A cognate is a word whose pronunciation or spelling is similar in two different languages, and it has the same meaning. There are a lot of common words between English and German! You can start by learning some common everyday cognates, such as the months of the year. Other popular cognates are the words “album”, “alphabet”, “demonstration”, “station” and many others.
In this section, we will speak about some peculiarities of the German language that students should pay extra attention to. No matter whether you pick up a textbook, attend a class, or learn German online, these grammar rules are likely to present some difficulties. While some are difficult to learn, others are simpler. What parts of the German language are most challenging?
- Conjugating verbs:
When you get the hang of conjugating verbs, they are easy to understand, but if you’re unfamiliar with conjugations from other languages (i.e., French, Spanish), they may be scary at first. The verb spelling and pronunciation will change depending on the subject and tense.

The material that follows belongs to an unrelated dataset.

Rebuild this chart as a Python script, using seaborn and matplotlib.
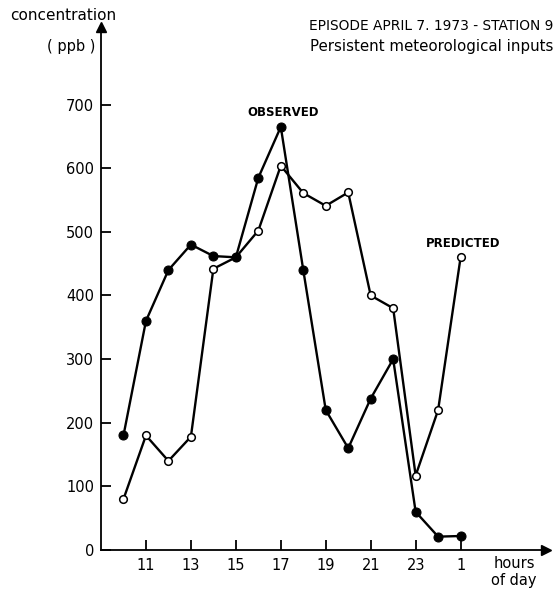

- Regular and irregular verbs:
It is important to make the distinction between regular and irregular German verbs and remember how they are used. As a rule, you will have to memorize which verbs are irregular by rote memorization.
- Random noun genders:
German nouns have gender, and most do not have any rules about the gender that each noun should take. The gender of German nouns can be identified by the article they take; der for masculine, die for feminine, and das for neuter. It is, therefore, necessary to remember each noun’s gender when learning and spelling them.
- Grammatical cases:
Nominativ, Genitiv, Dativ, and Accusativ are the four grammatical cases used in German. In a sentence, the case of a noun depends on its function. A Nominativ noun, for example, is the subject who completes the action.
Overall, German is an easy language to learn, but as with any foreign language, it requires time and dedication to learn it well. German grammar is very straightforward because of its regular patterns and easily recognizable rules. As with any language, you have to learn the rules and truly master them over time.
Moreover, German and English are similar in many ways, because they originated from the same language family. This is another reason why German is an easy language to learn for English speakers.
Additionally, German words are generally pronounced the same way they are spelled phonetically, so pronunciation is not to be a big issue.
In the beginning, German grammar might seem complex and intricate. Case, gender, plural, and other grammatical constructs, however, follow clear rules.
You can fill the knowledge gaps while practicing and gaining valuable exposure to the German language by focusing on your practice and using the tips and tricks mentioned in this article.
And finally, you should not be intimidated by learning German. Even though the language seems complicated, as we have seen in this article, behind that facade, things are often much simpler than they seem.